Moving quickly from idea to testable solution, we built works-like prototypes for volunteers to test in their everyday life. El Puente distributed wearable devices containing basic sensors to community volunteers. The sensors were linked to a app design that tracked and monitored basic air quality data linked to satellite location.

These first prototypes and the interaction with them helped us understand how an advanced sensing and imaging system would work in the real world.

The Iterative Prototyping Loop

Learning through testing human interaction, we rapidly prototypes design solutions for how to engage children actively in the sample collection. We learned that, rather than creating a high-tech, passive wearable, participants wanted a low-cost, low-tech interactive tool that volunteers could take to the streets in mass and return to El Puente to scan. This meant we were developing a system comprised of a accessible, wearable method for sampling invisible pollution, a high-tech scanning device, and a dynamic pollution mapping platform.‍ ‍

PHASE 3

Outcome

Demo Day Presentation

While typical environmental sensors only measure broad categories like "total particulates" (PM2.5), they cannot distinguish between the specific chemical origins of those particles. The H-Cube fills this gap by bringing research-grade Terahertz spectroscopy out of the lab and into the neighborhood. Its unique resonance-based detection allows it to identify the specific "chemical fingerprints" of toxins trapped in saliva—such as heavy metals or specific industrial combustion byproducts—at a resolution of better than one part per million (ppm).

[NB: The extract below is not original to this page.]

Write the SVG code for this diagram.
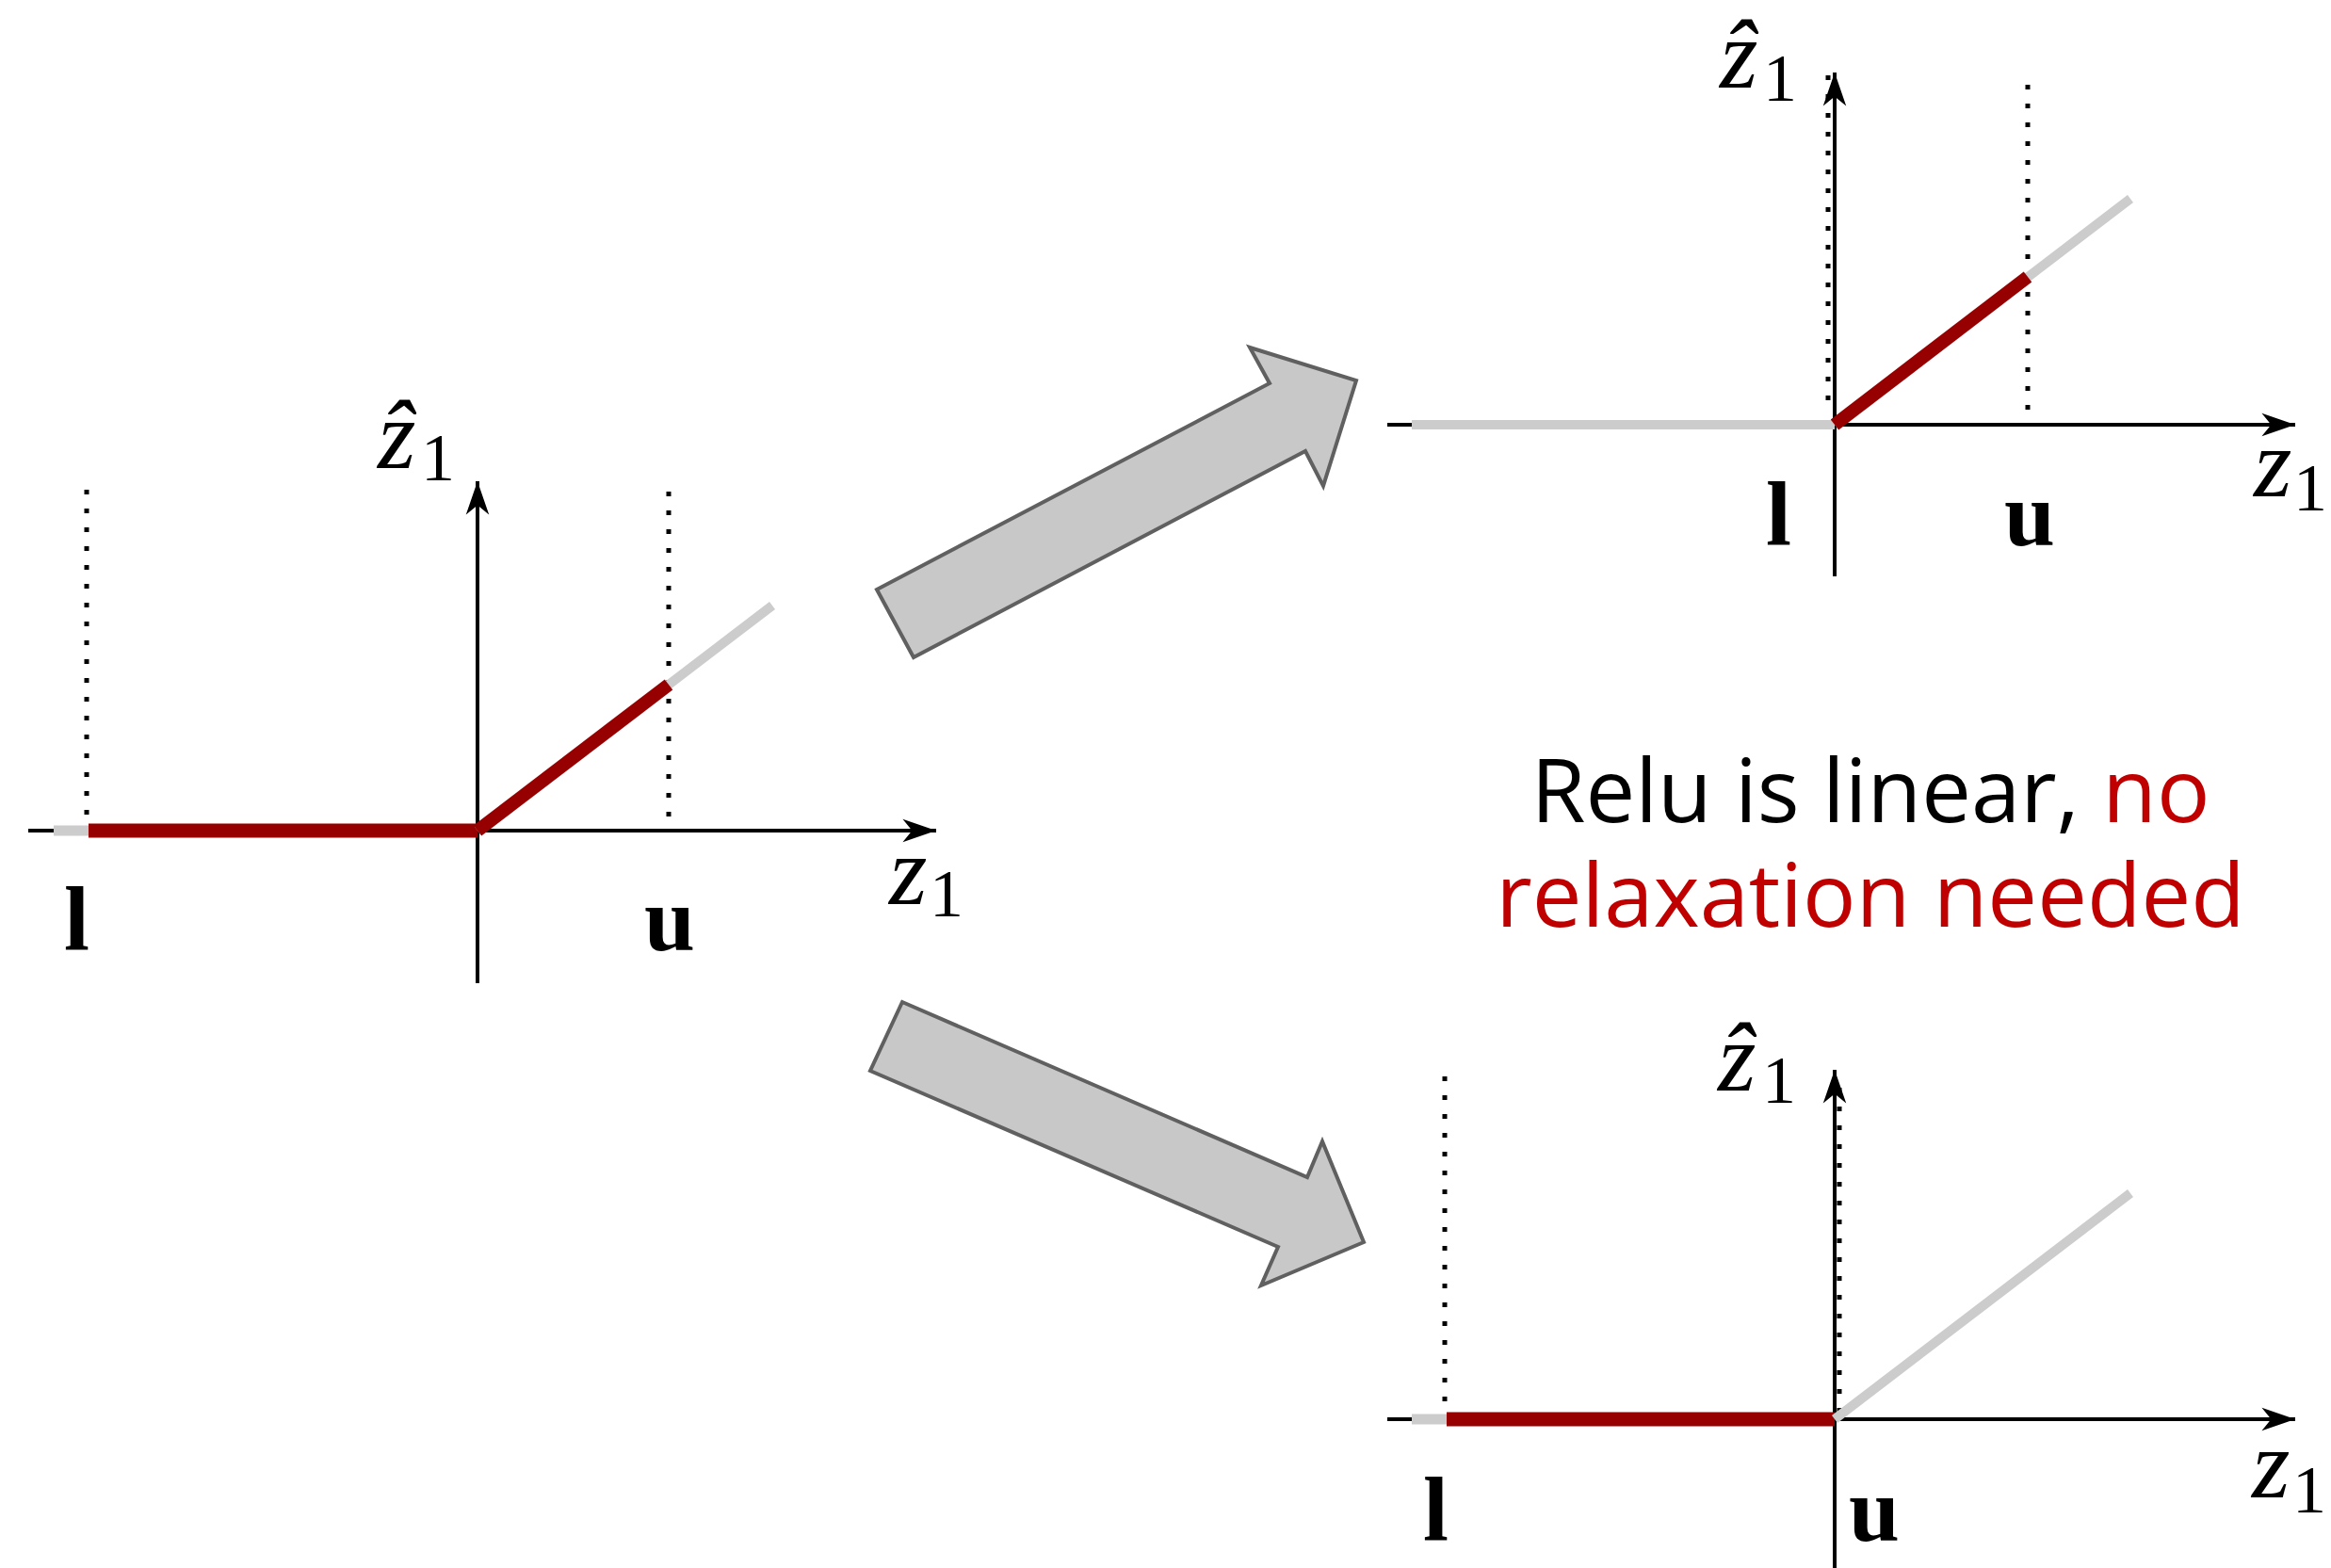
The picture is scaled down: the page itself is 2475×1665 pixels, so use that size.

For El Puente, this provides a level of forensic evidence previously unavailable; they can now pinpoint not just that the air is polluted, but exactly which industrial or transit sources are responsible and that it is entering the bodies of thier most vulnerable population. Because the H-Cube is temperature-independent, uncooled, and as portable as a GoPro, it transforms the school-based "Airhives" from expensive, fragile labs into rugged, mass-deployable infrastructure that withstands the daily realities of a busy community center.